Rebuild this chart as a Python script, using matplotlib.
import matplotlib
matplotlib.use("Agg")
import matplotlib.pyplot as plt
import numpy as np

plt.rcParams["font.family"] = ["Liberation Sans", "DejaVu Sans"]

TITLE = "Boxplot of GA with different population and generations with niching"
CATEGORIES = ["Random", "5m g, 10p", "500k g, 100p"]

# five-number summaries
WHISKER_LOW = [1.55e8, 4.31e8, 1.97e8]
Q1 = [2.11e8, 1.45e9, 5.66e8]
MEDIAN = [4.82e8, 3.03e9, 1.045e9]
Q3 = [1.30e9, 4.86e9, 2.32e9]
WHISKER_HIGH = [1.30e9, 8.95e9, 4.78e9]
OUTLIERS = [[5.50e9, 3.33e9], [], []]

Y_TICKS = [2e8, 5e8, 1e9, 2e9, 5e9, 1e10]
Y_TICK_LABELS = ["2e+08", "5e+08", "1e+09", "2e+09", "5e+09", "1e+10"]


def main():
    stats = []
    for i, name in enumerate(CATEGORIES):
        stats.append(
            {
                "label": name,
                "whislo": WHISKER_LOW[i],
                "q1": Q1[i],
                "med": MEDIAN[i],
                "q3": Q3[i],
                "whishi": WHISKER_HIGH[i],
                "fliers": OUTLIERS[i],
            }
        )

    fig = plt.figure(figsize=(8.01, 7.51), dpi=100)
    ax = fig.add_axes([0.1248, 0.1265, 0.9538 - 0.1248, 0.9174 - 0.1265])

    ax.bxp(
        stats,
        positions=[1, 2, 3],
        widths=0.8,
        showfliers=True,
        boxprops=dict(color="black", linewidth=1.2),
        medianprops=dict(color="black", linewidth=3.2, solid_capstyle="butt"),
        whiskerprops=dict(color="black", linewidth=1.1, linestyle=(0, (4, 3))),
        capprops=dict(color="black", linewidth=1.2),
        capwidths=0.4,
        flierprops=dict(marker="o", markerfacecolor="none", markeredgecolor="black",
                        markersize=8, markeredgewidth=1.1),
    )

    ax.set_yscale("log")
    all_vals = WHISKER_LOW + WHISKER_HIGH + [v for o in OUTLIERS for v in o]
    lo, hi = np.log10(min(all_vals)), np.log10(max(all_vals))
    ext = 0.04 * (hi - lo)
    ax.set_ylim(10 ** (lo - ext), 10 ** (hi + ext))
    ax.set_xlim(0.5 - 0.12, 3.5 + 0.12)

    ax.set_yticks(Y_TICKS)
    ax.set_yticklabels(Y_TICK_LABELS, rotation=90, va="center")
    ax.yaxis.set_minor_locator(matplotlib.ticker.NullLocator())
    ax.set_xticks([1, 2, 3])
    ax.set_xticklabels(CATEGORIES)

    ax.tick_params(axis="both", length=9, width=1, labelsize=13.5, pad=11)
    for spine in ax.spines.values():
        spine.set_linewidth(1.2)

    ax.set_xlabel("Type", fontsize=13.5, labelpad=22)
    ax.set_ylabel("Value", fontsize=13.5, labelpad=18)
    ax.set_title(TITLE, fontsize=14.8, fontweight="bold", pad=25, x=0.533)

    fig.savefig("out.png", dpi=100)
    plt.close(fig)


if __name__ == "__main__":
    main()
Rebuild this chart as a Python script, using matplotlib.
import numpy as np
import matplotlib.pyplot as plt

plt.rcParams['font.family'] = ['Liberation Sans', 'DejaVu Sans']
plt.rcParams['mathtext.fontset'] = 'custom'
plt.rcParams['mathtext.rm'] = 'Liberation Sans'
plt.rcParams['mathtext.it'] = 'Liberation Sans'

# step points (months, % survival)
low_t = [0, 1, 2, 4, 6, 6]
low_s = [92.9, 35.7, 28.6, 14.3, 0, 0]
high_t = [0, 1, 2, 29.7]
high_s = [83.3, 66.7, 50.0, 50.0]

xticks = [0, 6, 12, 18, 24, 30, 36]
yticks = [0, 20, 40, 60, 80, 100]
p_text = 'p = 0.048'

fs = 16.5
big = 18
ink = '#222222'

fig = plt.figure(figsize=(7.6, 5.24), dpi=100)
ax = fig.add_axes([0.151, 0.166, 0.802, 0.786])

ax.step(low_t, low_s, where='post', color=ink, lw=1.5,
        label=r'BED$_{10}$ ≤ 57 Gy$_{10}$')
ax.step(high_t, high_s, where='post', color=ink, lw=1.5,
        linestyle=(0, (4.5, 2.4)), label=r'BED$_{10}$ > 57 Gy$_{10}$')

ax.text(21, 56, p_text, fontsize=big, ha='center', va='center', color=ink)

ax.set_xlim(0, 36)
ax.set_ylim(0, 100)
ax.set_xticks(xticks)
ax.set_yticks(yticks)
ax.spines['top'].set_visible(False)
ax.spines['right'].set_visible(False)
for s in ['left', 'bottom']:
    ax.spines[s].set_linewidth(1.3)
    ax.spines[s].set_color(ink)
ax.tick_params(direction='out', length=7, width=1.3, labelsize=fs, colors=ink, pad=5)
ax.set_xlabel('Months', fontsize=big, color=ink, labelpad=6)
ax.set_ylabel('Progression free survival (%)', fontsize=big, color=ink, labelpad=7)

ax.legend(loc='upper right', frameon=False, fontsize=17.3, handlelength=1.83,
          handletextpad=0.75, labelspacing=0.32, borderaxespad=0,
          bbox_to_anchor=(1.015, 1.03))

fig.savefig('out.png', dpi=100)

· · ·

**Description of the task:** Write the data back out verbatim.

**The response:**
Rebuild this chart as a Python script, using matplotlib.
import matplotlib
matplotlib.use("Agg")
import matplotlib.pyplot as plt
import numpy as np

plt.rcParams["font.family"] = ["Liberation Sans", "DejaVu Sans"]

TITLE = "Boxplot of GA with different population and generations with niching"
CATEGORIES = ["Random", "5m g, 10p", "500k g, 100p"]

# five-number summaries
WHISKER_LOW = [1.55e8, 4.31e8, 1.97e8]
Q1 = [2.11e8, 1.45e9, 5.66e8]
MEDIAN = [4.82e8, 3.03e9, 1.045e9]
Q3 = [1.30e9, 4.86e9, 2.32e9]
WHISKER_HIGH = [1.30e9, 8.95e9, 4.78e9]
OUTLIERS = [[5.50e9, 3.33e9], [], []]

Y_TICKS = [2e8, 5e8, 1e9, 2e9, 5e9, 1e10]
Y_TICK_LABELS = ["2e+08", "5e+08", "1e+09", "2e+09", "5e+09", "1e+10"]


def main():
    stats = []
    for i, name in enumerate(CATEGORIES):
        stats.append(
            {
                "label": name,
                "whislo": WHISKER_LOW[i],
                "q1": Q1[i],
                "med": MEDIAN[i],
                "q3": Q3[i],
                "whishi": WHISKER_HIGH[i],
                "fliers": OUTLIERS[i],
            }
        )

    fig = plt.figure(figsize=(8.01, 7.51), dpi=100)
    ax = fig.add_axes([0.1248, 0.1265, 0.9538 - 0.1248, 0.9174 - 0.1265])

    ax.bxp(
        stats,
        positions=[1, 2, 3],
        widths=0.8,
        showfliers=True,
        boxprops=dict(color="black", linewidth=1.2),
        medianprops=dict(color="black", linewidth=3.2, solid_capstyle="butt"),
        whiskerprops=dict(color="black", linewidth=1.1, linestyle=(0, (4, 3))),
        capprops=dict(color="black", linewidth=1.2),
        capwidths=0.4,
        flierprops=dict(marker="o", markerfacecolor="none", markeredgecolor="black",
                        markersize=8, markeredgewidth=1.1),
    )

    ax.set_yscale("log")
    all_vals = WHISKER_LOW + WHISKER_HIGH + [v for o in OUTLIERS for v in o]
    lo, hi = np.log10(min(all_vals)), np.log10(max(all_vals))
    ext = 0.04 * (hi - lo)
    ax.set_ylim(10 ** (lo - ext), 10 ** (hi + ext))
    ax.set_xlim(0.5 - 0.12, 3.5 + 0.12)

    ax.set_yticks(Y_TICKS)
    ax.set_yticklabels(Y_TICK_LABELS, rotation=90, va="center")
    ax.yaxis.set_minor_locator(matplotlib.ticker.NullLocator())
    ax.set_xticks([1, 2, 3])
    ax.set_xticklabels(CATEGORIES)

    ax.tick_params(axis="both", length=9, width=1, labelsize=13.5, pad=11)
    for spine in ax.spines.values():
        spine.set_linewidth(1.2)

    ax.set_xlabel("Type", fontsize=13.5, labelpad=22)
    ax.set_ylabel("Value", fontsize=13.5, labelpad=18)
    ax.set_title(TITLE, fontsize=14.8, fontweight="bold", pad=25, x=0.533)

    fig.savefig("out.png", dpi=100)
    plt.close(fig)


if __name__ == "__main__":
    main()
Rebuild this chart as a Python script, using matplotlib.
import numpy as np
import matplotlib.pyplot as plt

plt.rcParams['font.family'] = ['Liberation Sans', 'DejaVu Sans']
plt.rcParams['mathtext.fontset'] = 'custom'
plt.rcParams['mathtext.rm'] = 'Liberation Sans'
plt.rcParams['mathtext.it'] = 'Liberation Sans'

# step points (months, % survival)
low_t = [0, 1, 2, 4, 6, 6]
low_s = [92.9, 35.7, 28.6, 14.3, 0, 0]
high_t = [0, 1, 2, 29.7]
high_s = [83.3, 66.7, 50.0, 50.0]

xticks = [0, 6, 12, 18, 24, 30, 36]
yticks = [0, 20, 40, 60, 80, 100]
p_text = 'p = 0.048'

fs = 16.5
big = 18
ink = '#222222'

fig = plt.figure(figsize=(7.6, 5.24), dpi=100)
ax = fig.add_axes([0.151, 0.166, 0.802, 0.786])

ax.step(low_t, low_s, where='post', color=ink, lw=1.5,
        label=r'BED$_{10}$ ≤ 57 Gy$_{10}$')
ax.step(high_t, high_s, where='post', color=ink, lw=1.5,
        linestyle=(0, (4.5, 2.4)), label=r'BED$_{10}$ > 57 Gy$_{10}$')

ax.text(21, 56, p_text, fontsize=big, ha='center', va='center', color=ink)

ax.set_xlim(0, 36)
ax.set_ylim(0, 100)
ax.set_xticks(xticks)
ax.set_yticks(yticks)
ax.spines['top'].set_visible(False)
ax.spines['right'].set_visible(False)
for s in ['left', 'bottom']:
    ax.spines[s].set_linewidth(1.3)
    ax.spines[s].set_color(ink)
ax.tick_params(direction='out', length=7, width=1.3, labelsize=fs, colors=ink, pad=5)
ax.set_xlabel('Months', fontsize=big, color=ink, labelpad=6)
ax.set_ylabel('Progression free survival (%)', fontsize=big, color=ink, labelpad=7)

ax.legend(loc='upper right', frameon=False, fontsize=17.3, handlelength=1.83,
          handletextpad=0.75, labelspacing=0.32, borderaxespad=0,
          bbox_to_anchor=(1.015, 1.03))

fig.savefig('out.png', dpi=100)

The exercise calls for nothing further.